I guess they'll shed a little more light on the rationale with the interims two weeks today. |
Thorite was struggling with its debt, as op profit was essentially zero (negligible) with current trading headwinds.
Assuming the acquird debt servicing is outweighed by the opportunities for synergies (management reduction and geographical overlaps for an easy start) plus future better trading conditions, this ought to be a useful acquisition. I have no idea how cross selling opportunities will work, though... |
 Looks like a bargain, if they can turn it around.
"Under the terms of the Acquisition, Flowtech will acquire all the plant and machinery, vehicles, stocks, and intangible assets of Thorite for a total cash consideration of £350,000 which will be funded from the Group's existing bank facilities.
Flowtech has also repaid Thorite's outstanding debtor finance facility of c.£1.7m in return for an assignment to the Group of a debtor book totalling c.£2.6m; this has also been funded from the Group's bank facilities.
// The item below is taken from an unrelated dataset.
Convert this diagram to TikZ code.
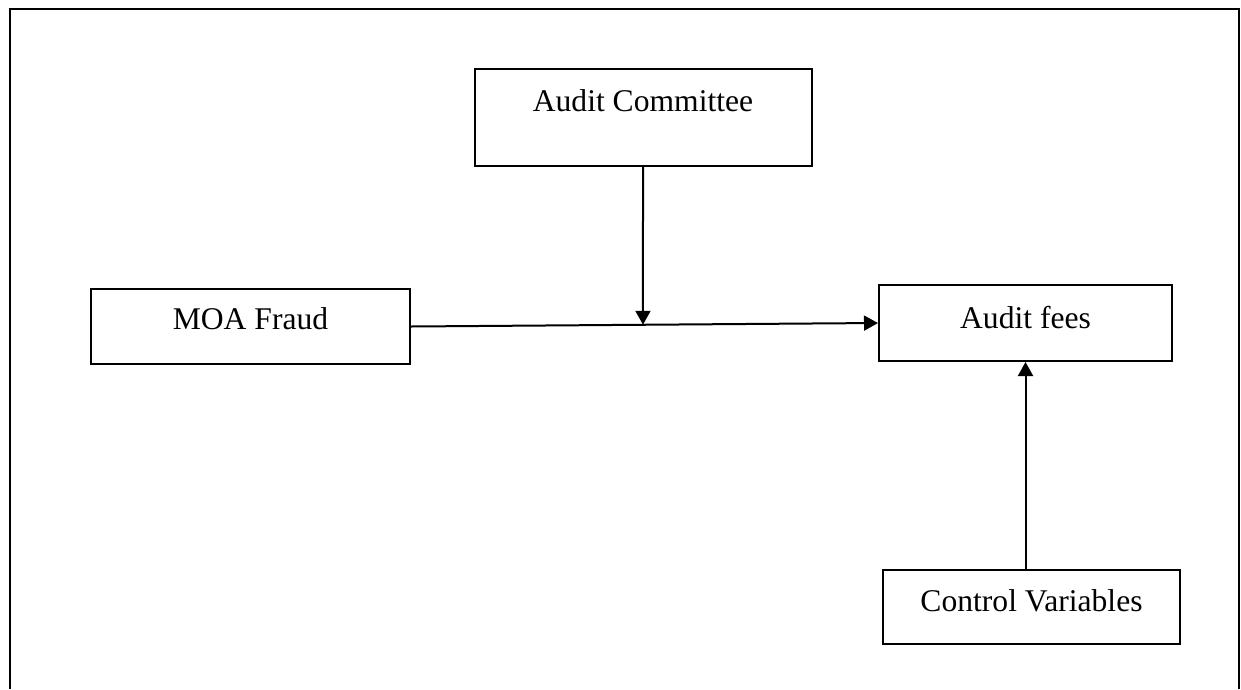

A sharing arrangement relating to the excess of debtor book recoveries over and above the c.£1.7m paid has been agreed with the Administrator of Thorite.
In the audited accounts for the year ended 31 March 2023, Thorite generated revenue of £21.2m and delivered an operating profit of £79,000. The gross value of asset classes being acquired at the same date was £8.8m, inclusive of £3.8m in respect of the debtor book at that point in time. Thorite has since experienced cash flow challenges and incurred operating losses due to a combination of internal issues and market headwinds. Thorite's operating losses in the year to 31 March 2024 are estimated at £1.2m.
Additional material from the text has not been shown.